Led by Dr Arkaitz Zubiaga, Senior Lecturer in Computer Science at Queen Mary University of London, the research team set out to understand why hate speech detection models often fail to generalise and how to make them more robust across the wide variety of contexts in which hate speech occurs.
Approach
Dr Zubiaga’s team conducted one of the first comprehensive reviews of hate speech detection methods, drawing from natural language processing (NLP) and computational social science (CSS). The project examined how models performed across multiple dimensions: languages, cultures, platforms, demographics, and types of hate speech such as sexism, racism, or homophobia.
Central to the analysis was cross-dataset testing. If a model is trained on datasets A and B, can it still identify hate speech in dataset C, one it has never seen before? By systematically assessing transferability, the researchers pinpointed where models succeeded and where they broke down.
The study also highlighted progress in the field, including the global efforts to collect and label new datasets, and the use of unlabelled data to improve model performance. However, dataset creation remains resource-intensive, with most datasets still too small to represent the full spectrum of hate speech online.
The project was interdisciplinary, combining data science with insights from psychology to capture the human and social dimensions of online abuse. Students and early-career researchers were also closely involved, supporting data analysis and contributing to the synthesis of findings.
Impact
The review revealed that many existing hate speech detection models lack robustness because they are trained narrowly on specific datasets that fail to capture the diversity of online expression. This means they often struggle to generalise, leading to real-world failures.
The study has had a major impact on the research community. Cited over 250 times, it has guided new approaches to dataset design, cross-platform evaluation, and model development, with researchers worldwide tackling the problem of generalisability from different angles.
The work also underscores important ethical considerations. Misclassifications can have harmful consequences: censoring friendly conversation or, conversely, allowing abusive material to spread. Human moderators are often required as a safeguard, but repeated exposure to harmful content can negatively affect their wellbeing — highlighting the urgency of improving automated systems.
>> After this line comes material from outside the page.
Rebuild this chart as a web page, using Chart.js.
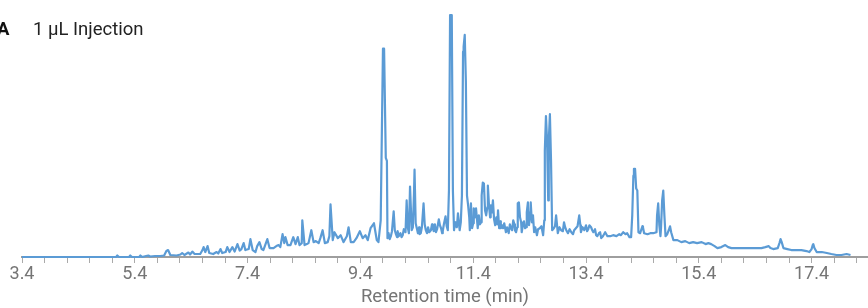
<!DOCTYPE html>
<html lang="en">
<head>
    <meta charset="UTF-8">
    <title>1 µL Injection</title>
    <script src="https://cdn.jsdelivr.net/npm/chart.js"></script>
    <style>
        body {
            margin: 0;
            padding: 0;
            background-color: #ffffff;
            font-family: 'Roboto', sans-serif;
        }

        .wrap {
            position: relative;
            width: 868px;
            height: 308px;
            overflow: hidden;
        }

        .panel-letter {
            position: absolute;
            left: -3px;
            top: 20px;
            font-size: 18.5px;
            line-height: 18px;
            font-weight: bold;
            color: #111;
        }

        .panel-title {
            position: absolute;
            left: 33px;
            top: 20px;
            font-size: 18.5px;
            line-height: 18px;
            color: #222;
        }
    </style>
</head>
<body>
    <div class="wrap">
        <canvas id="chromatogram" width="868" height="308"></canvas>
        <div class="panel-letter">A</div>
        <div class="panel-title">1 µL Injection</div>
    </div>

    <script>
        // retention time (min)
        const retentionTime = [
            3.40, 4.43, 5.07, 5.09, 5.12, 5.30, 5.32, 5.35, 5.48, 5.50, 5.53, 5.60, 5.64, 5.67,
            5.76, 5.85, 5.92, 5.96, 5.99, 6.03, 6.14, 6.21, 6.24, 6.28, 6.35, 6.38, 6.42, 6.46,
            6.56, 6.60, 6.62, 6.65, 6.69, 6.72, 6.79, 6.85, 6.88, 6.92, 6.95, 7.01, 7.04, 7.08,
            7.13, 7.17, 7.22, 7.26, 7.29, 7.33, 7.36, 7.42, 7.45, 7.49, 7.54, 7.57, 7.61, 7.65,
            7.68, 7.75, 7.79, 7.86, 7.91, 7.95, 7.98, 8.02, 8.05, 8.07, 8.11, 8.16, 8.21, 8.25,
            8.29, 8.32, 8.36, 8.37, 8.41,
            8.45, 8.48, 8.53, 8.57, 8.61, 8.66, 8.69, 8.73, 8.77, 8.82, 8.85, 8.87, 8.91, 8.94,
            9.00, 9.05, 9.10, 9.16, 9.19, 9.23, 9.28, 9.33, 9.39, 9.44, 9.49, 9.53, 9.58, 9.64,
            9.67, 9.69, 9.72,
            9.76, 9.80, 9.82, 9.85, 9.87,
            9.88, 9.90, 9.92, 9.94, 9.96, 9.99, 10.01, 10.03, 10.05, 10.06,
            10.08, 10.11, 10.13, 10.15, 10.17, 10.20, 10.22, 10.24, 10.26, 10.28,
            10.31, 10.33, 10.35, 10.36, 10.38, 10.40, 10.42, 10.44, 10.45, 10.47,
            10.49, 10.52, 10.54, 10.56, 10.58, 10.60, 10.62, 10.65, 10.67, 10.68,
            10.70, 10.72, 10.74, 10.76, 10.79, 10.81, 10.83, 10.85, 10.86, 10.88,
            10.91, 10.93, 10.95, 10.97, 10.99, 11.02, 11.04, 11.06, 11.08, 11.09,
            11.11, 11.13, 11.15, 11.16, 11.18, 11.20, 11.22, 11.23, 11.25, 11.27,
            11.29, 11.31, 11.33, 11.34, 11.36, 11.38, 11.40, 11.41, 11.43, 11.45,
            11.47, 11.48, 11.50, 11.52, 11.54, 11.55, 11.57, 11.59, 11.61, 11.63,
            11.65, 11.66, 11.68, 11.70, 11.71, 11.73, 11.75, 11.77, 11.79, 11.81,
            11.83, 11.84, 11.86, 11.88, 11.89, 11.91, 11.93, 11.95, 11.98, 12.00,
            12.03, 12.05, 12.07, 12.09, 12.11, 12.13, 12.14, 12.16, 12.18, 12.19,
            12.21, 12.23, 12.25, 12.26, 12.28, 12.30, 12.32, 12.34, 12.35, 12.37,
            12.39, 12.41, 12.42, 12.44, 12.46, 12.48, 12.50, 12.53, 12.55, 12.58,
            12.61, 12.64, 12.66, 12.67, 12.69, 12.71, 12.73, 12.74, 12.76, 12.78,
            12.80, 12.83, 12.85, 12.87, 12.90, 12.93, 12.96, 12.99, 13.01, 13.03,
            13.05, 13.08, 13.11, 13.14, 13.17, 13.19, 13.22, 13.25, 13.28, 13.30,
            13.31, 13.34, 13.37, 13.40, 13.42, 13.44, 13.46, 13.49, 13.51, 13.53,
            13.56, 13.58, 13.60, 13.63, 13.65, 13.67, 13.70,
            13.74, 13.78, 13.83, 13.88, 13.94, 13.99, 14.02, 14.06, 14.10, 14.13,
            14.17, 14.20, 14.22, 14.24, 14.25, 14.27, 14.29, 14.31, 14.33, 14.36,
            14.40, 14.41, 14.43, 14.49, 14.54, 14.59, 14.65, 14.66, 14.68, 14.70,
            14.72, 14.73, 14.75, 14.77, 14.79, 14.81, 14.84, 14.88, 14.89, 14.91,
            14.95, 15.02, 15.09, 15.16, 15.23, 15.30, 15.37, 15.45, 15.52, 15.57,
            15.62, 15.68, 15.73, 15.80, 15.87, 15.92, 15.98, 16.07, 16.16, 16.24,
            16.33, 16.42, 16.51, 16.58, 16.64, 16.67, 16.72, 16.80, 16.83, 16.85,
            16.87, 16.90, 16.97, 17.04, 17.13, 17.22, 17.31, 17.36, 17.40, 17.42,
            17.43, 17.45, 17.49, 17.58, 17.67, 17.75, 17.84, 17.93, 18.02, 18.09
        ];

        // detector response (arbitrary units)
        const signal = [
            0, 0, 0, 1.5, 0, 0, 1.5, 0, 0, 1.5, 0, 1, 1.5, 0.5,
            1, 1, 1.5, 6, 7, 2, 1.5, 2.5, 4, 2, 4.5, 2.5, 5.5, 3,
            3, 7, 10, 5, 11, 4, 3, 5, 3.5, 8, 4, 5, 10, 5,
            10, 5.5, 13, 6.5, 8, 14, 7, 8, 18, 7, 5, 11, 15, 8,
            7, 18, 9, 9, 11, 12, 10, 23, 14, 20, 12, 12, 20, 13,
            20, 12, 14, 37, 12,
            13, 14, 27, 15, 16, 14, 19, 27, 14, 15, 21, 53, 17, 25,
            19, 22, 15, 21, 30, 15, 15, 19, 26, 19, 22, 17, 29, 34,
            24, 17, 15,
            37, 210, 210, 100, 97,
            19, 24, 18, 21, 26, 46, 27, 23, 20, 26,
            21, 24, 20, 22, 28, 25, 57, 30, 24, 71,
            27, 30, 64, 88, 34, 29, 24, 30, 23, 24,
            30, 54, 33, 27, 24, 30, 25, 27, 33, 30,
            26, 33, 25, 28, 38, 32, 29, 24, 26, 33,
            41, 31, 27, 67, 244, 244, 67, 27, 35, 31,
            30, 44, 32, 27, 35, 62, 207, 212, 224, 177,
            62, 52, 40, 27, 54, 29, 34, 49, 40, 49,
            36, 29, 42, 33, 35, 62, 75, 74, 47, 42,
            50, 72, 52, 40, 52, 45, 57, 38, 32, 40,
            33, 47, 29, 36, 29, 32, 29, 34, 25, 30,
            24, 33, 29, 27, 37, 33, 27, 25, 30, 54,
            55, 40, 35, 25, 32, 36, 29, 30, 45, 55,
            32, 45, 55, 35, 42, 25, 30, 22, 28, 29,
            31, 22, 37, 107, 142, 117, 57, 117, 144, 97,
            27, 29, 31, 42, 24, 30, 27, 26, 35, 30,
            27, 24, 28, 25, 23, 27, 29, 31, 42, 32,
            25, 30, 27, 32, 26, 28, 32, 30, 27, 25,
            28, 22, 21, 24, 25, 19, 21,
            25, 21, 21, 22, 21, 23, 22, 25, 23, 24,
            20, 20, 42, 82, 89, 89, 69, 67, 25, 24,
            31, 30, 24, 23, 24, 24, 25, 42, 54, 32,
            21, 29, 57, 67, 42, 21, 23, 29, 31, 25,
            17, 17, 15, 16, 14, 15, 14, 15, 13, 14,
            13, 11, 9, 10, 12, 10, 9, 9, 9, 9,
            9, 9, 9, 10, 11, 9, 8, 9, 14, 18,
            15, 9, 8, 7, 7, 7, 6, 5, 8, 12,
            13, 9, 5, 5, 4, 3, 2, 2, 3, 2
        ];

        const tickValues = [
            3.4, 3.8, 4.2, 4.6, 5.0, 5.4, 5.8, 6.2, 6.6, 7.0, 7.4, 7.8, 8.2, 8.6, 9.0, 9.4,
            9.8, 10.2, 10.6, 11.0, 11.4, 11.8, 12.2, 12.6, 13.0, 13.4, 13.8, 14.2, 14.6, 15.0,
            15.4, 15.8, 16.2, 16.6, 17.0, 17.4, 17.8, 18.2
        ];
        const labelledTicks = [3.4, 5.4, 7.4, 9.4, 11.4, 13.4, 15.4, 17.4];

        const points = retentionTime.map((t, i) => ({ x: t, y: signal[i] }));

        const ctx = document.getElementById('chromatogram').getContext('2d');
        const chart = new Chart(ctx, {
            type: 'line',
            data: {
                datasets: [{
                    data: points,
                    borderColor: '#5b9bd5',
                    borderWidth: 2.2,
                    pointRadius: 0,
                    tension: 0,
                    borderJoinStyle: 'round',
                    fill: false,
                    clip: false
                }]
            },
            options: {
                responsive: false,
                animation: false,
                layout: {
                    padding: { left: 22, right: 0, top: 14, bottom: 0 }
                },
                plugins: {
                    legend: { display: false },
                    tooltip: { enabled: false }
                },
                scales: {
                    x: {
                        type: 'linear',
                        min: 3.4,
                        max: 18.4,
                        afterBuildTicks: (scale) => {
                            scale.ticks = tickValues.map(v => ({ value: v }));
                        },
                        afterFit: (scale) => {
                            scale.height = 51;
                        },
                        grid: {
                            drawOnChartArea: false,
                            drawTicks: true,
                            tickLength: 6,
                            color: '#aaaaaa',
                            lineWidth: 1
                        },
                        border: {
                            color: '#9e9e9e',
                            width: 2
                        },
                        ticks: {
                            autoSkip: false,
                            maxRotation: 0,
                            minRotation: 0,
                            padding: 1,
                            color: '#757575',
                            font: { family: 'Roboto', size: 18 },
                            callback: (value) => {
                                const v = Math.round(value * 10) / 10;
                                return labelledTicks.includes(v) ? v.toFixed(1) : '';
                            }
                        },
                        title: {
                            display: true,
                            text: 'Retention time (min)',
                            color: '#757575',
                            font: { family: 'Roboto', size: 18.5 },
                            padding: { top: 0, bottom: 0 }
                        }
                    },
                    y: {
                        display: false,
                        min: 0,
                        max: 245
                    }
                }
            }
        });
    </script>
</body>
</html>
One striking example comes from an online chess community that was wrongly flagged as hateful because of repeated references to “black” and “white.” This error, later corrected by human moderators, illustrates the importance of context-sensitive AI systems that can distinguish between innocuous and harmful use of language.
Ultimately, the research led by Dr Zubiaga emphasises that trustworthy AI in hate speech detection depends on better dataset design, interdisciplinary collaboration, and ethical oversight. Improving model generalisability not only reduces harms online but also supports healthier digital communities worldwide.
Dr Arkaitz Zubiaga is part of the Centre for Human-Centred Computing.